The Pennsylvania Courts of Common Pleas also title their chief clerks prothonotaries, except for the District of Delaware County, which has a clerk of courts instead of a prothonotary under the terms of its special Home Rule Charter. Similarly, Allegheny County's clerks are consolidated as the Department of Court Records, and there is no longer a Prothonotary in that county. The Commonwealth Court of Pennsylvania and the minor courts (the magisterial district courts, the Philadelphia Municipal Court, and the Pittsburgh Municipal Court) do not have prothonotaries; their administrators are titled a "Chief Clerk" and "administrators," respectively.

U.S. President Harry S. Truman was introduced to a prothonotary during a campaign stop in Pittsburgh in 1948. It is rumored that Truman's first reaction upon hearing the term "prothonotary" was to say "What the hell is a prothonotary?" It has also been claimed that Truman called "prothonotary" the most impressive-sounding political title in the U.S.
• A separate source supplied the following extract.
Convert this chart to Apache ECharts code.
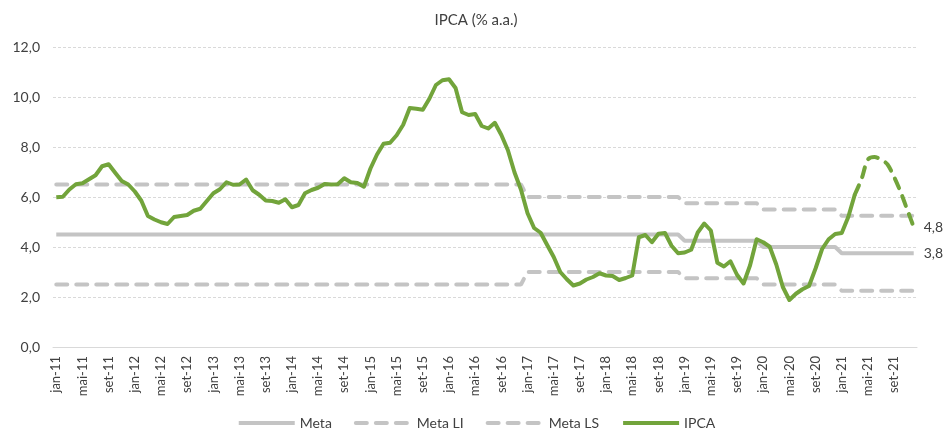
<!DOCTYPE html>
<html>
<head>
<meta charset="utf-8">
<title>IPCA (% a.a.)</title>
<script src="https://cdn.jsdelivr.net/npm/echarts@6/dist/echarts.min.js"></script>
<style>
  html, body { margin: 0; padding: 0; background: #fff; }
  #chart { width: 952px; height: 439px; }
</style>
</head>
<body>
<div id="chart"></div>
<script>
// meses jan-11 .. dez-21
const monthNames = ['jan', 'fev', 'mar', 'abr', 'mai', 'jun', 'jul', 'ago', 'set', 'out', 'nov', 'dez']
const years = [11, 12, 13, 14, 15, 16, 17, 18, 19, 20, 21]

// metas anuais (2011..2021)
const metaByYear = [4.5, 4.5, 4.5, 4.5, 4.5, 4.5, 4.5, 4.5, 4.25, 4.0, 3.75]
const metaLIByYear = [2.5, 2.5, 2.5, 2.5, 2.5, 2.5, 3.0, 3.0, 2.75, 2.5, 2.25]
const metaLSByYear = [6.5, 6.5, 6.5, 6.5, 6.5, 6.5, 6.0, 6.0, 5.75, 5.5, 5.25]

// IPCA 12 meses, realizado (jan-11 .. mar-21)
const ipca = [
  5.99, 6.01, 6.30, 6.51, 6.55, 6.71, 6.87, 7.23, 7.31, 6.97, 6.64, 6.50,
  6.22, 5.85, 5.24, 5.10, 4.99, 4.92, 5.20, 5.24, 5.28, 5.45, 5.53, 5.84,
  6.15, 6.31, 6.59, 6.49, 6.50, 6.70, 6.27, 6.09, 5.86, 5.84, 5.77, 5.91,
  5.59, 5.68, 6.15, 6.28, 6.37, 6.52, 6.50, 6.51, 6.75, 6.59, 6.56, 6.41,
  7.14, 7.70, 8.13, 8.17, 8.47, 8.89, 9.56, 9.53, 9.49, 9.93, 10.48, 10.67,
  10.71, 10.36, 9.39, 9.28, 9.32, 8.84, 8.74, 8.97, 8.48, 7.87, 6.99, 6.29,
  5.35, 4.76, 4.57, 4.08, 3.60, 3.00, 2.71, 2.46, 2.54, 2.70, 2.80, 2.95,
  2.86, 2.84, 2.68, 2.76, 2.86, 4.39, 4.48, 4.19, 4.53, 4.56, 4.05, 3.75,
  3.78, 3.89, 4.58, 4.94, 4.66, 3.37, 3.22, 3.43, 2.89, 2.54, 3.27, 4.31,
  4.19, 4.01, 3.30, 2.40, 1.88, 2.13, 2.31, 2.44, 3.14, 3.92, 4.31, 4.52,
  4.56, 5.20, 6.10
]
// projeção (mar-21 .. dez-21)
const ipcaForecast = [6.10, 6.7, 7.5, 7.6, 7.5, 7.3, 6.8, 6.2, 5.5, 4.8]

const yTicks = [0, 2, 4, 6, 8, 10, 12]

const months = []
years.forEach(y => monthNames.forEach(m => months.push(m + '-' + y)))

const expand = arr => {
  const out = []
  arr.forEach(v => { for (let i = 0; i < 12; i++) out.push(v) })
  return out
}
const forecastStart = ipca.length - 1
const forecastData = months.map((m, i) => (i >= forecastStart ? ipcaForecast[i - forecastStart] : null))

const grey = '#c4c4c4'
const green = '#72a43b'
const textColor = '#404040'
const font = 'Lato'
const fmt = v => v.toFixed(1).replace('.', ',')

const endLabel = {
  show: true,
  distance: 10,
  color: textColor,
  fontSize: 14,
  fontFamily: font,
  formatter: p => fmt(p.value)
}

const chart = echarts.init(document.getElementById('chart'), null, { renderer: 'canvas' })
chart.setOption({
  animation: false,
  textStyle: { fontFamily: font },
  title: {
    text: 'IPCA (% a.a.)',
    left: 'center',
    top: 8,
    textStyle: { fontSize: 15, fontWeight: 'normal', color: textColor, fontFamily: font }
  },
  grid: { left: 53, right: 35, top: 47, bottom: 92 },
  legend: {
    bottom: 4,
    left: 'center',
    itemWidth: 56,
    itemHeight: 10,
    itemGap: 22,
    itemStyle: { opacity: 0 },
    lineStyle: { width: 4 },
    textStyle: { fontSize: 14, color: textColor, fontFamily: font },
    data: ['Meta', 'Meta LI', 'Meta LS', 'IPCA']
  },
  xAxis: {
    type: 'category',
    data: months,
    boundaryGap: true,
    axisLine: { lineStyle: { color: '#d9d9d9', width: 1 } },
    axisTick: { show: false },
    axisLabel: {
      interval: 3,
      rotate: 90,
      margin: 9,
      color: textColor,
      fontSize: 13,
      fontFamily: font
    }
  },
  yAxis: {
    type: 'value',
    min: yTicks[0],
    max: yTicks[yTicks.length - 1],
    interval: 2,
    axisLine: { show: false },
    axisTick: { show: false },
    axisLabel: {
      margin: 13,
      color: textColor,
      fontSize: 14,
      fontFamily: font,
      formatter: fmt
    },
    splitLine: { lineStyle: { color: '#d9d9d9', type: [3, 2], width: 1 } }
  },
  series: [
    {
      name: 'Meta',
      type: 'line',
      data: expand(metaByYear),
      symbol: 'none',
      lineStyle: { color: grey, width: 4 },
      itemStyle: { color: grey },
      endLabel: endLabel,
      z: 2
    },
    {
      name: 'Meta LI',
      type: 'line',
      data: expand(metaLIByYear),
      symbol: 'none',
      lineStyle: { color: grey, width: 4, type: [11, 9], cap: 'round' },
      itemStyle: { color: grey },
      z: 2
    },
    {
      name: 'Meta LS',
      type: 'line',
      data: expand(metaLSByYear),
      symbol: 'none',
      lineStyle: { color: grey, width: 4, type: [11, 9], cap: 'round' },
      itemStyle: { color: grey },
      z: 2
    },
    {
      name: 'IPCA',
      type: 'line',
      data: ipca,
      symbol: 'none',
      lineStyle: { color: green, width: 4, join: 'round' },
      itemStyle: { color: green },
      z: 3
    },
    {
      name: 'IPCA proj',
      type: 'line',
      data: forecastData,
      symbol: 'none',
      smooth: 0.3,
      lineStyle: { color: green, width: 4, type: [10, 9], cap: 'round' },
      itemStyle: { color: green },
      endLabel: endLabel,
      z: 3
    }
  ]
})
</script>
</body>
</html>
===Croatia – Historical usage===
The prothonotary of the Kingdom of Croatia was a high-ranking official of the realm elected from the 14th century until 1848. He was tasked with recording and certifying minutes of the Sabor, drawing up and certifying decisions of the courts of the Ban of Croatia, leading the Croatian delegation to the Diet of Hungary, safekeeping of documents, as well as safekeeping of the seal of the Ban of Croatia and the seal of state. He was elected by the Sabor from the ranks of the Croatian nobility and confirmed by the Ban of Croatia.